I know that if I eat zero carbs for breakfast, it takes far far more insulin to keep my bg tamed, than if I eat a moderate number of carbs.
Maybe, how much it takes to tame dawn phenomenon, varies from person to person.
For me, a moderate amount of carbs essentially takes Dawn Phenomenon and "nips it in the bud" (as Barney Fife would say: http://www.youtube.com/watch?v=de_P2aUZJyA ). No carbs, is a guarantee that Dawn Phenomenon will require many many more units of insulin.
Many yogurts contain wheat flour that can add to higher BG and also milk contains lactic acid that is a natural sugar in the yogurt and your blood can convert it into adenine triphosphate or ATP as we call it.This converts into higher BG levels and into a higher anaerobic metabolism in the blood and higher BG,i hope this explains things.
I actually think DP and morning carb sensitivity are two different things. I don't have DP at all; in other words, if I put off eating my blood sugar won't continue to climb. I think you are absolutely right that some carbs is necessary to "tame the DP best".
But for those of us who don't have DP the picture is different, where definitely the more carbs we eat the more insulin we need and for me, at least, if it gets past a certain level even my usual I:C is not reliable. My I:C for breakfast is 1:6 where for lunch it's 1:11 and dinner it's 1:16. I also notice that if I really limit carbs then I need to bolus for protein. Like if I just have an omelet I have to bolus for 6 carbs even though the vegies are no more than 4.
Thanks for all the replies. i'm strangely comforted knowing breakfast is a mystery to many of us (or make that 'diabetes').
I actually always thought morning-carb-sensitivity and DP were the same...
About the calculations: i've been wondering if maybe a big percentage of my morning bolus maybe only covers DP and my coffee and that the real carb intake actually only accounts for the rest of the bolus (like f.ex. 50/50). changing the carb intake may then only influence 50 percent of my bolus whereas the other 50 percent (Dp and coffee) actually remain the same... That would explain why the c:i ratio doesn't pan out...
Wouldn't those things show up in the nutrition label or do they not fall under the category energy/carbs ?
And that leads me to another, maybe more important question: if so that my energy intake and thus my insulin use remain the same when replacing half of my bread portion by a small portion of yoghurt, does this mean that my efforts to lose weight will have no effect ?
In a word no as every ones metabolism works in different ways as it breaks it down from food they take into the body.That would be very hard to fit that onto a label or carb info
I think that makes a lot of sense, anexco!
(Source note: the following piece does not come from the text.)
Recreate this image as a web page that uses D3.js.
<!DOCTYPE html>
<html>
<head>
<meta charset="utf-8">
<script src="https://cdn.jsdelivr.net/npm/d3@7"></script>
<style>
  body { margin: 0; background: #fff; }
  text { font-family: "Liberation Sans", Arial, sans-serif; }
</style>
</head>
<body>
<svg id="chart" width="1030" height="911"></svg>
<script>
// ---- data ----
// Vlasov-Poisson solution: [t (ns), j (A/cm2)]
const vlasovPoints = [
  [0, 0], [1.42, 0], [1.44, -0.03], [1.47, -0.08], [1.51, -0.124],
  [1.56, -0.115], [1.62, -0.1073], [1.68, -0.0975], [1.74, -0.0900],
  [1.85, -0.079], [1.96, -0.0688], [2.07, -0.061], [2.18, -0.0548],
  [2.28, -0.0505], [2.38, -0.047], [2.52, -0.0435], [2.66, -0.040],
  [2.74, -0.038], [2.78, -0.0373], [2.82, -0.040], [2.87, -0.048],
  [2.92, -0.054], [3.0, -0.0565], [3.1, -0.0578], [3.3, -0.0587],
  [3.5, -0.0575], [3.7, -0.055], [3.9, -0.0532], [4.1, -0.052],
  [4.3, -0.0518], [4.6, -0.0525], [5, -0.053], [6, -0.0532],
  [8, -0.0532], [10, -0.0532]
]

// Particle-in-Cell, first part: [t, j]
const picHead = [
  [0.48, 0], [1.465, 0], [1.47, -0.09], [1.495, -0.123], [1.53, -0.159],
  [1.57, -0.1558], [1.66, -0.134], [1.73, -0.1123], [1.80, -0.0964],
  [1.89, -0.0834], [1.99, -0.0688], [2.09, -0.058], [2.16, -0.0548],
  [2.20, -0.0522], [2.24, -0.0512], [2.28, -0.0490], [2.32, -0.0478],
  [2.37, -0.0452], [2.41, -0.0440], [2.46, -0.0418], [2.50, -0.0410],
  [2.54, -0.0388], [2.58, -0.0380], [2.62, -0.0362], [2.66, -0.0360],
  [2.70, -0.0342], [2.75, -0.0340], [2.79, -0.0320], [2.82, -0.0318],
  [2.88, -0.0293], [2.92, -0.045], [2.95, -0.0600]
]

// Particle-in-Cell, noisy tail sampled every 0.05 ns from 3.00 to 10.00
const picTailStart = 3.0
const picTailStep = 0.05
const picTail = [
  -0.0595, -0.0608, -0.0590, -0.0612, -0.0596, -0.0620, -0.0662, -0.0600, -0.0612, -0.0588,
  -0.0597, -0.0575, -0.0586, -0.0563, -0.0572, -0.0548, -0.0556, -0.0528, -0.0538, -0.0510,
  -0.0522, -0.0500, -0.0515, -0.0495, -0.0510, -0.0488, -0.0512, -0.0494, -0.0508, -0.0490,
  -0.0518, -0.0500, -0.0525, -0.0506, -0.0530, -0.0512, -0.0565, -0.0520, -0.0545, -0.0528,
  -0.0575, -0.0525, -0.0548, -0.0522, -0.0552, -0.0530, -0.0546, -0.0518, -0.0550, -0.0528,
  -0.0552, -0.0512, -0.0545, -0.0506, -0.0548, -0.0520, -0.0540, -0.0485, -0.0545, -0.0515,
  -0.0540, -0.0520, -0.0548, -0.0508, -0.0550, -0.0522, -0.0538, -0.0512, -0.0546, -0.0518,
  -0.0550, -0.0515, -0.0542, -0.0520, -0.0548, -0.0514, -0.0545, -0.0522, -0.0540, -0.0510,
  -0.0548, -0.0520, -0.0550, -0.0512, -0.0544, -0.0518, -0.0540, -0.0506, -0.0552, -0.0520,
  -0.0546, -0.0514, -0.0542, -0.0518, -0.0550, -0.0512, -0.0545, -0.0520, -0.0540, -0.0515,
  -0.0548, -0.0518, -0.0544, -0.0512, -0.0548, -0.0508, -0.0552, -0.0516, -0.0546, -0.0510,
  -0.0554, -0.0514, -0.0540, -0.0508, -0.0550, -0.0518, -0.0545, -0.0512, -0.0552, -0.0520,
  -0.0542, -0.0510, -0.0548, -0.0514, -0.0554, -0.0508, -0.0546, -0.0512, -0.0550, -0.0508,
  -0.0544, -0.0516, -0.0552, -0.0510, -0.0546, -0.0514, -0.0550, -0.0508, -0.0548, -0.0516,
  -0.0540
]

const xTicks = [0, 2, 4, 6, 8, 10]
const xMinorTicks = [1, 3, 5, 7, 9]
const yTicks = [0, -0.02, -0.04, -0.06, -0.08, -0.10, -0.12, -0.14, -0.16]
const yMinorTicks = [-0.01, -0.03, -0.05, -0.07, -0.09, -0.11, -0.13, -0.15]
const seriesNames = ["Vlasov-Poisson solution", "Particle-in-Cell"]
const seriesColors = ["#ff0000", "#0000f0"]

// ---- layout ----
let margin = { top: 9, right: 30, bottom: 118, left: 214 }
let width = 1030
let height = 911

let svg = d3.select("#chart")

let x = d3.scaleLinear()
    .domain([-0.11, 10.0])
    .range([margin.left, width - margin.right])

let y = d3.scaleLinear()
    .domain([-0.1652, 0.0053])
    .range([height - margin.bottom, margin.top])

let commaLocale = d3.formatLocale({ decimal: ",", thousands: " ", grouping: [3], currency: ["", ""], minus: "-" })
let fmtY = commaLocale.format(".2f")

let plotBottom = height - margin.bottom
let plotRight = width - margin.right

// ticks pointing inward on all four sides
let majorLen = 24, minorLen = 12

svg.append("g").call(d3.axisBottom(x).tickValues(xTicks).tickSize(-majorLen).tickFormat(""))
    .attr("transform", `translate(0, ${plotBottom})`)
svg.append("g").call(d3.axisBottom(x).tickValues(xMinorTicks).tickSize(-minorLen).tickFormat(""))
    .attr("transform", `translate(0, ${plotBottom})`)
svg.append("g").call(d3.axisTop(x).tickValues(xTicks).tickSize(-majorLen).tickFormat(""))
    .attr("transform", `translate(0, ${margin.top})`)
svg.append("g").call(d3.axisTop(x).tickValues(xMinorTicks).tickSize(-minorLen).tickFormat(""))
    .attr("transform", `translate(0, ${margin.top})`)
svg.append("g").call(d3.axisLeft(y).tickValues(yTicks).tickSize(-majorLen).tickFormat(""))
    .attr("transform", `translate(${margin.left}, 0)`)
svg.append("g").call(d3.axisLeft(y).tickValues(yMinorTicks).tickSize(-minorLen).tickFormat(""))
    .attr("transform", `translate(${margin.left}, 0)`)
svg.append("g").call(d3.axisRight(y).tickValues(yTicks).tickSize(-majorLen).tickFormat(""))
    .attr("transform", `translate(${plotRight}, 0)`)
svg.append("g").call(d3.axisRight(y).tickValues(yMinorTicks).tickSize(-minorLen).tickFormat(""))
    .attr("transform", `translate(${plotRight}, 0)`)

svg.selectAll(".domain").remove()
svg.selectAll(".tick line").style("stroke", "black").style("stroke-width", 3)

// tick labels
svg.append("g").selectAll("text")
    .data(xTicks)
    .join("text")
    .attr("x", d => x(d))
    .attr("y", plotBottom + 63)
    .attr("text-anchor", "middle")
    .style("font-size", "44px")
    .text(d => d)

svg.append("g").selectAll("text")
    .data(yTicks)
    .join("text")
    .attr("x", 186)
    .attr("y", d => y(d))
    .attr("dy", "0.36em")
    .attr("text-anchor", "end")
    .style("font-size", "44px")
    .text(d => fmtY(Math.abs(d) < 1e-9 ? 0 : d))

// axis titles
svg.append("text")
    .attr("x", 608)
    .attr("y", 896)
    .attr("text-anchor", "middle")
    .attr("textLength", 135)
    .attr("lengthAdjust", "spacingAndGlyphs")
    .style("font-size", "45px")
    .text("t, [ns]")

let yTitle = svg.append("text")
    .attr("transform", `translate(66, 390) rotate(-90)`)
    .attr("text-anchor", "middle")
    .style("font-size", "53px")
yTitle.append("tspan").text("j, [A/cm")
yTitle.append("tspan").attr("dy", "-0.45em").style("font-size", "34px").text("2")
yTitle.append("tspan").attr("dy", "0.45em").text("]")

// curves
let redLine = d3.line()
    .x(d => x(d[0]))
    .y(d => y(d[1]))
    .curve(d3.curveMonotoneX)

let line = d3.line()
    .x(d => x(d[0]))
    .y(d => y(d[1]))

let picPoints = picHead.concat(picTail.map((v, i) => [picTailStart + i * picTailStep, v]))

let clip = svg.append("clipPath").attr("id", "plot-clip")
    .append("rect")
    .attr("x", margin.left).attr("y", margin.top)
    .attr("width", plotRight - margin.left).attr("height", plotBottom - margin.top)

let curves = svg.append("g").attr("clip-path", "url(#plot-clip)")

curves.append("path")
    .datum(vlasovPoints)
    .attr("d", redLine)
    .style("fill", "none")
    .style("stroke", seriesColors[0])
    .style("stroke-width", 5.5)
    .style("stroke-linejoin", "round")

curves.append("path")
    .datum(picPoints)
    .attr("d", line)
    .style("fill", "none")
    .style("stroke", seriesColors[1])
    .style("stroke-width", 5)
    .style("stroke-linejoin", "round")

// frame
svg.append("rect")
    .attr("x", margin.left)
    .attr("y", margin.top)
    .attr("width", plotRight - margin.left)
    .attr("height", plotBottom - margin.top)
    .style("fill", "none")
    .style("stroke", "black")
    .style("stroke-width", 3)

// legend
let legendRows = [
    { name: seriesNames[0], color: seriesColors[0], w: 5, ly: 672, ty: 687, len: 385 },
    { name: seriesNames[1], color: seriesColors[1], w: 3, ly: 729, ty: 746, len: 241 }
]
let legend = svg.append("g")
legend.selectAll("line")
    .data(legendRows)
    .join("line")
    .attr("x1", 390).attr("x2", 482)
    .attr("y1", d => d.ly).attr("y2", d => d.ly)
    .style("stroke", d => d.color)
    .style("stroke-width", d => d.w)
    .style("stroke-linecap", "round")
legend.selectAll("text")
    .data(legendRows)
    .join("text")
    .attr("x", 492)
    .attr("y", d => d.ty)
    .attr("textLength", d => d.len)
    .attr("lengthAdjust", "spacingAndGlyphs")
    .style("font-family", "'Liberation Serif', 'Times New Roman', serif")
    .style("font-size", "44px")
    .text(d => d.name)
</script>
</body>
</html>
Question: If you wake up and you are high do you do a correction, or do you add in a correction to your bolus to account for being high? If you start out high before the meal it's harder to end up in a good target range after. Some people with DP find they need to do a correction as soon as they wake up. Some people also need to bolus some for coffee and definitely for milk if you have it. So those things would definitely influence your morning insulin needs. You don't say anything about what your 2 hour pp numbers are like. If they're high you definitely might consider lowing your carb intake at breakfast (which would help with lowering the insulin use and consequently make it easier to lose weight).
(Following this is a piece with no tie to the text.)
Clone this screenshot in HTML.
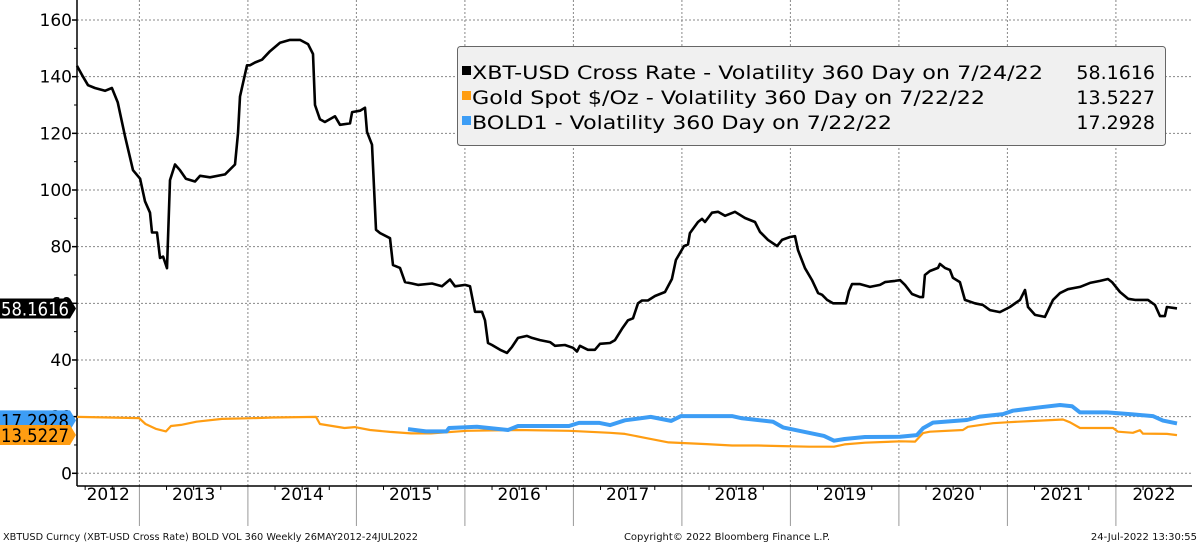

Anexco, I don't believe in feeding my DP. For the last 12 years I have gotten the jump on DP by a small dose of Lantus at 9 or 10 pm. My BG will not go up in the morning due to anything but carbs. I eat 8 grams toast (2 pc of low carb bread), cream cheese on top of it (the pretense is that it's a bagel), and 10 grams yogurt (Chobani or Dannon's Diabetic Friendly, 6 grams). My I:C is 1u:4-5 grams and it stays there.
I am no longer drinking coffee due to some other drugs I take for rheumatoid arthritis, so I put any kind of tea with this that's closest to the door of my cupboard and a half-swig of 5 hr energy. And I read the NYT A and B, meaning first section and business in the light of the rising sun.